_WHAT IS BEING ASKED_
Make an exact copy of all the material below, apart from the pictures.

_GIVEN MATERIAL_
• • • • •

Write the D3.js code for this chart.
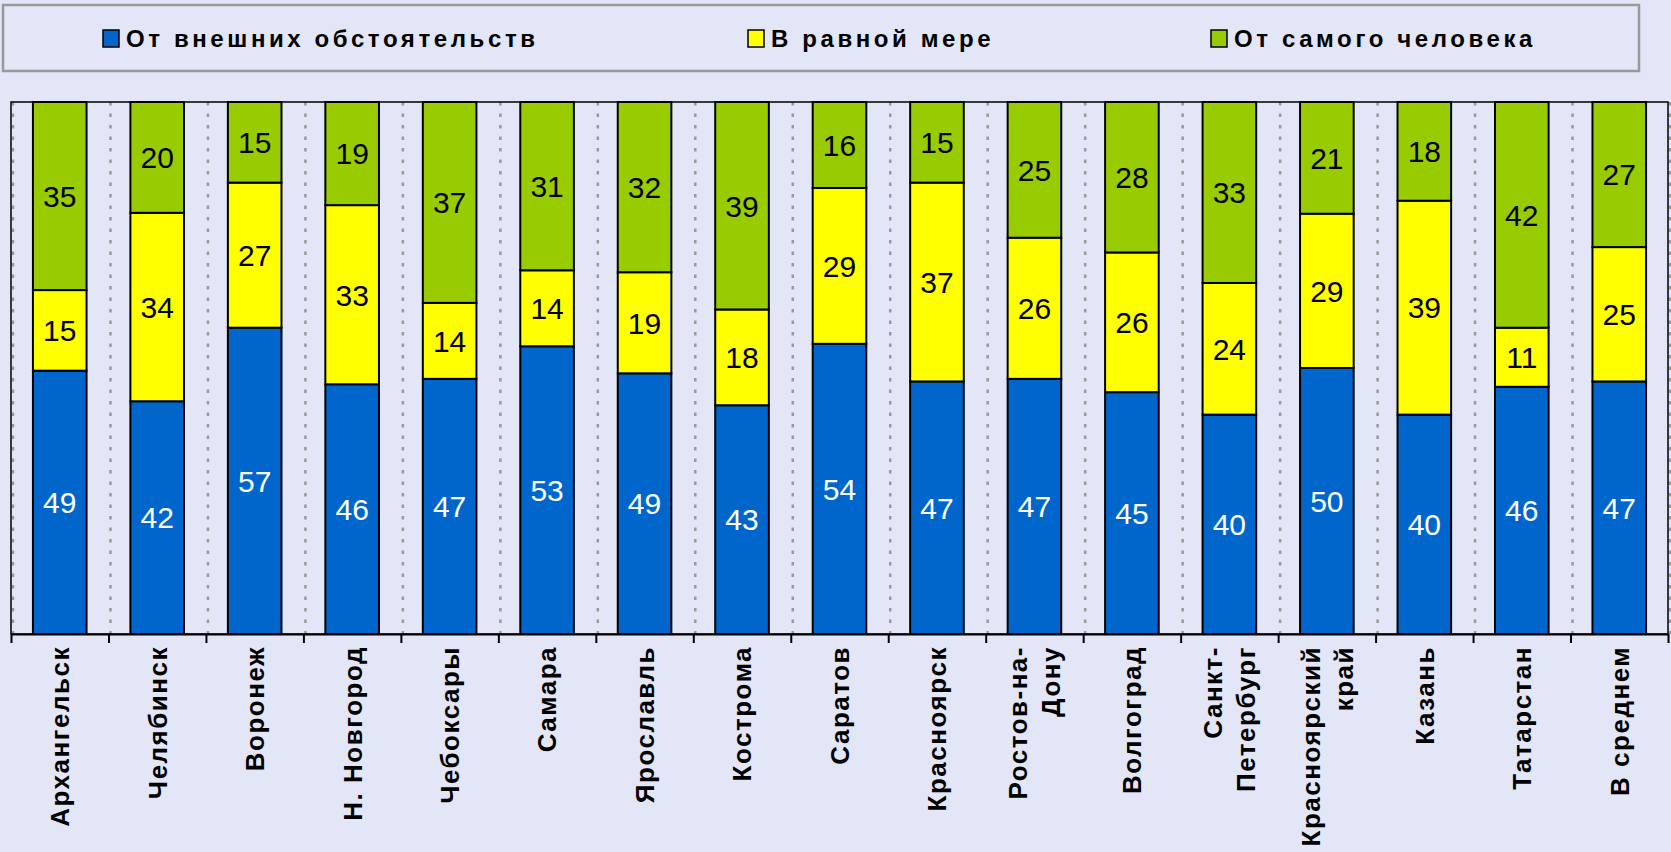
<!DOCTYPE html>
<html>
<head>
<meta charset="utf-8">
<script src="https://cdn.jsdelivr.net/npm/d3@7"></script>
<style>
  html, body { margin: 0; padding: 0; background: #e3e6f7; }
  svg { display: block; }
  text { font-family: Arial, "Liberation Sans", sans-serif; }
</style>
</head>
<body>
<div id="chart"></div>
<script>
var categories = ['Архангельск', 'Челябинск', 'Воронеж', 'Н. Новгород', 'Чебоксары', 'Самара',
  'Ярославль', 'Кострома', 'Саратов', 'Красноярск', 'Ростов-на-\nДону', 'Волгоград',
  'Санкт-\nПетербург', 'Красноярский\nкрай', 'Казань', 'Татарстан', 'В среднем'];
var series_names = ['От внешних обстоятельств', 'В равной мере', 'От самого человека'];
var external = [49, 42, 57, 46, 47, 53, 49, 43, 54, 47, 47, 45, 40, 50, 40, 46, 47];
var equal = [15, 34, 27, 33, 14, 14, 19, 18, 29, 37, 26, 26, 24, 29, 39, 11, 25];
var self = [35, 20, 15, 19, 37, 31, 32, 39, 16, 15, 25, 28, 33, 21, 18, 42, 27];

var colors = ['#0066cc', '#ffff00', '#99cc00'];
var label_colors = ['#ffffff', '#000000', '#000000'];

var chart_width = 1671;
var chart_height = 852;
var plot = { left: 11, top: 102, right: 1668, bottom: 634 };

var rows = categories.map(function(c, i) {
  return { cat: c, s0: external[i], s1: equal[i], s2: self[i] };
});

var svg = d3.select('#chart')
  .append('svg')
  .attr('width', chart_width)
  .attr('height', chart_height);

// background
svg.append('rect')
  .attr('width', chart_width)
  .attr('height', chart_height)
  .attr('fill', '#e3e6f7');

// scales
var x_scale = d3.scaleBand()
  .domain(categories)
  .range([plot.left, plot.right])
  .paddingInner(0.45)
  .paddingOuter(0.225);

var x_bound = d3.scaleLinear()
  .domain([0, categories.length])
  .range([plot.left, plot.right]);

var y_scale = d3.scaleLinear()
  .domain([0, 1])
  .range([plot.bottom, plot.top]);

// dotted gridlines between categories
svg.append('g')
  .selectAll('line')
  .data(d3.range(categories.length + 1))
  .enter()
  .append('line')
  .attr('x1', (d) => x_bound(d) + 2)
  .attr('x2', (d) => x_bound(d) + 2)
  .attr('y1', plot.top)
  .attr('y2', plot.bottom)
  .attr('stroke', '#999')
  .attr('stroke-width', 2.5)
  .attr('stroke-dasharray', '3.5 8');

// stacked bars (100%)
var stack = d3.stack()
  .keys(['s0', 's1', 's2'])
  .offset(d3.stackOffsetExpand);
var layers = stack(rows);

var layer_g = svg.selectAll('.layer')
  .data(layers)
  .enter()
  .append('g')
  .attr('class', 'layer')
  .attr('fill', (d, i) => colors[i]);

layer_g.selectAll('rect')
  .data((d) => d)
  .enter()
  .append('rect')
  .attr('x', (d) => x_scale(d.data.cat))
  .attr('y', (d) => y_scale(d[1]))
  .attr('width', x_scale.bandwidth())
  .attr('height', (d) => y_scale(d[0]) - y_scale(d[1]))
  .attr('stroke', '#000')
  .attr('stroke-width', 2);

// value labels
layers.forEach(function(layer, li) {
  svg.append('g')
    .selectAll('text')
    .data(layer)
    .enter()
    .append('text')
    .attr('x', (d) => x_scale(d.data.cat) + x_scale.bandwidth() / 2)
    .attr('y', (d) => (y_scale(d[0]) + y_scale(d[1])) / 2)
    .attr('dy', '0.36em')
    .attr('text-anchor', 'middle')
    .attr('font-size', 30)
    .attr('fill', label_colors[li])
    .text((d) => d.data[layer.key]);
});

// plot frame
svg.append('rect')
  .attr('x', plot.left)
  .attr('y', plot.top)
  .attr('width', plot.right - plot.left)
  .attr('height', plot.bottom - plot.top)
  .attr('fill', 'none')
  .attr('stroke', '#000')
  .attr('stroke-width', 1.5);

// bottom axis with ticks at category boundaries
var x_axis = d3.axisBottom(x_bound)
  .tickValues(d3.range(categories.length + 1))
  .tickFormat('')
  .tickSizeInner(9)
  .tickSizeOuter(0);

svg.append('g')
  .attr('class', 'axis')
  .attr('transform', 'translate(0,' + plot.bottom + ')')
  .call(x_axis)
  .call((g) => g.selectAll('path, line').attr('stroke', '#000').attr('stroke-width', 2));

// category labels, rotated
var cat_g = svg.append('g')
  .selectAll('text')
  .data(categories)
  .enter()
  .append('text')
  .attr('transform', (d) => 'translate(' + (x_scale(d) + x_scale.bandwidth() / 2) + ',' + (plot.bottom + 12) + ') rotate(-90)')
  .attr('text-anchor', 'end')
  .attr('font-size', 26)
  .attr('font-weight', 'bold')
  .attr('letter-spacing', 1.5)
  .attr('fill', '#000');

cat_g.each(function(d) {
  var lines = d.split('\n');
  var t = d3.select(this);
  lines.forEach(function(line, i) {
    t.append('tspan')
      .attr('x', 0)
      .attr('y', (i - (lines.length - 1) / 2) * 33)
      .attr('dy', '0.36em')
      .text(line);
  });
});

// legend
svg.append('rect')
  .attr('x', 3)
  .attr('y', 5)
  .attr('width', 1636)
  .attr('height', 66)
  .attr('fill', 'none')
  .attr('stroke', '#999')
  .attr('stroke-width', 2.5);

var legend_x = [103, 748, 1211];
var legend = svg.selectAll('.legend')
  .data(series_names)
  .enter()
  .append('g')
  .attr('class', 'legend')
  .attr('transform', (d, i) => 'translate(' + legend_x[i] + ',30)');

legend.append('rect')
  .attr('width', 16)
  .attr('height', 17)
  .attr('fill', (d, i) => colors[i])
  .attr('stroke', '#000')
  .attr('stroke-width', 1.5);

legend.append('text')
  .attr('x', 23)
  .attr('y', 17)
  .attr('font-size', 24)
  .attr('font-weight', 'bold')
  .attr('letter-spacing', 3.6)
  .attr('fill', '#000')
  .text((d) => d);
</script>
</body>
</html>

• • • • •

_EXPECTED ANSWER_
Write the D3.js code for this chart.
<!DOCTYPE html>
<html>
<head>
<meta charset="utf-8">
<script src="https://cdn.jsdelivr.net/npm/d3@7"></script>
<style>
  html, body { margin: 0; padding: 0; background: #e3e6f7; }
  svg { display: block; }
  text { font-family: Arial, "Liberation Sans", sans-serif; }
</style>
</head>
<body>
<div id="chart"></div>
<script>
var categories = ['Архангельск', 'Челябинск', 'Воронеж', 'Н. Новгород', 'Чебоксары', 'Самара',
  'Ярославль', 'Кострома', 'Саратов', 'Красноярск', 'Ростов-на-\nДону', 'Волгоград',
  'Санкт-\nПетербург', 'Красноярский\nкрай', 'Казань', 'Татарстан', 'В среднем'];
var series_names = ['От внешних обстоятельств', 'В равной мере', 'От самого человека'];
var external = [49, 42, 57, 46, 47, 53, 49, 43, 54, 47, 47, 45, 40, 50, 40, 46, 47];
var equal = [15, 34, 27, 33, 14, 14, 19, 18, 29, 37, 26, 26, 24, 29, 39, 11, 25];
var self = [35, 20, 15, 19, 37, 31, 32, 39, 16, 15, 25, 28, 33, 21, 18, 42, 27];

var colors = ['#0066cc', '#ffff00', '#99cc00'];
var label_colors = ['#ffffff', '#000000', '#000000'];

var chart_width = 1671;
var chart_height = 852;
var plot = { left: 11, top: 102, right: 1668, bottom: 634 };

var rows = categories.map(function(c, i) {
  return { cat: c, s0: external[i], s1: equal[i], s2: self[i] };
});

var svg = d3.select('#chart')
  .append('svg')
  .attr('width', chart_width)
  .attr('height', chart_height);

// background
svg.append('rect')
  .attr('width', chart_width)
  .attr('height', chart_height)
  .attr('fill', '#e3e6f7');

// scales
var x_scale = d3.scaleBand()
  .domain(categories)
  .range([plot.left, plot.right])
  .paddingInner(0.45)
  .paddingOuter(0.225);

var x_bound = d3.scaleLinear()
  .domain([0, categories.length])
  .range([plot.left, plot.right]);

var y_scale = d3.scaleLinear()
  .domain([0, 1])
  .range([plot.bottom, plot.top]);

// dotted gridlines between categories
svg.append('g')
  .selectAll('line')
  .data(d3.range(categories.length + 1))
  .enter()
  .append('line')
  .attr('x1', (d) => x_bound(d) + 2)
  .attr('x2', (d) => x_bound(d) + 2)
  .attr('y1', plot.top)
  .attr('y2', plot.bottom)
  .attr('stroke', '#999')
  .attr('stroke-width', 2.5)
  .attr('stroke-dasharray', '3.5 8');

// stacked bars (100%)
var stack = d3.stack()
  .keys(['s0', 's1', 's2'])
  .offset(d3.stackOffsetExpand);
var layers = stack(rows);

var layer_g = svg.selectAll('.layer')
  .data(layers)
  .enter()
  .append('g')
  .attr('class', 'layer')
  .attr('fill', (d, i) => colors[i]);

layer_g.selectAll('rect')
  .data((d) => d)
  .enter()
  .append('rect')
  .attr('x', (d) => x_scale(d.data.cat))
  .attr('y', (d) => y_scale(d[1]))
  .attr('width', x_scale.bandwidth())
  .attr('height', (d) => y_scale(d[0]) - y_scale(d[1]))
  .attr('stroke', '#000')
  .attr('stroke-width', 2);

// value labels
layers.forEach(function(layer, li) {
  svg.append('g')
    .selectAll('text')
    .data(layer)
    .enter()
    .append('text')
    .attr('x', (d) => x_scale(d.data.cat) + x_scale.bandwidth() / 2)
    .attr('y', (d) => (y_scale(d[0]) + y_scale(d[1])) / 2)
    .attr('dy', '0.36em')
    .attr('text-anchor', 'middle')
    .attr('font-size', 30)
    .attr('fill', label_colors[li])
    .text((d) => d.data[layer.key]);
});

// plot frame
svg.append('rect')
  .attr('x', plot.left)
  .attr('y', plot.top)
  .attr('width', plot.right - plot.left)
  .attr('height', plot.bottom - plot.top)
  .attr('fill', 'none')
  .attr('stroke', '#000')
  .attr('stroke-width', 1.5);

// bottom axis with ticks at category boundaries
var x_axis = d3.axisBottom(x_bound)
  .tickValues(d3.range(categories.length + 1))
  .tickFormat('')
  .tickSizeInner(9)
  .tickSizeOuter(0);

svg.append('g')
  .attr('class', 'axis')
  .attr('transform', 'translate(0,' + plot.bottom + ')')
  .call(x_axis)
  .call((g) => g.selectAll('path, line').attr('stroke', '#000').attr('stroke-width', 2));

// category labels, rotated
var cat_g = svg.append('g')
  .selectAll('text')
  .data(categories)
  .enter()
  .append('text')
  .attr('transform', (d) => 'translate(' + (x_scale(d) + x_scale.bandwidth() / 2) + ',' + (plot.bottom + 12) + ') rotate(-90)')
  .attr('text-anchor', 'end')
  .attr('font-size', 26)
  .attr('font-weight', 'bold')
  .attr('letter-spacing', 1.5)
  .attr('fill', '#000');

cat_g.each(function(d) {
  var lines = d.split('\n');
  var t = d3.select(this);
  lines.forEach(function(line, i) {
    t.append('tspan')
      .attr('x', 0)
      .attr('y', (i - (lines.length - 1) / 2) * 33)
      .attr('dy', '0.36em')
      .text(line);
  });
});

// legend
svg.append('rect')
  .attr('x', 3)
  .attr('y', 5)
  .attr('width', 1636)
  .attr('height', 66)
  .attr('fill', 'none')
  .attr('stroke', '#999')
  .attr('stroke-width', 2.5);

var legend_x = [103, 748, 1211];
var legend = svg.selectAll('.legend')
  .data(series_names)
  .enter()
  .append('g')
  .attr('class', 'legend')
  .attr('transform', (d, i) => 'translate(' + legend_x[i] + ',30)');

legend.append('rect')
  .attr('width', 16)
  .attr('height', 17)
  .attr('fill', (d, i) => colors[i])
  .attr('stroke', '#000')
  .attr('stroke-width', 1.5);

legend.append('text')
  .attr('x', 23)
  .attr('y', 17)
  .attr('font-size', 24)
  .attr('font-weight', 'bold')
  .attr('letter-spacing', 3.6)
  .attr('fill', '#000')
  .text((d) => d);
</script>
</body>
</html>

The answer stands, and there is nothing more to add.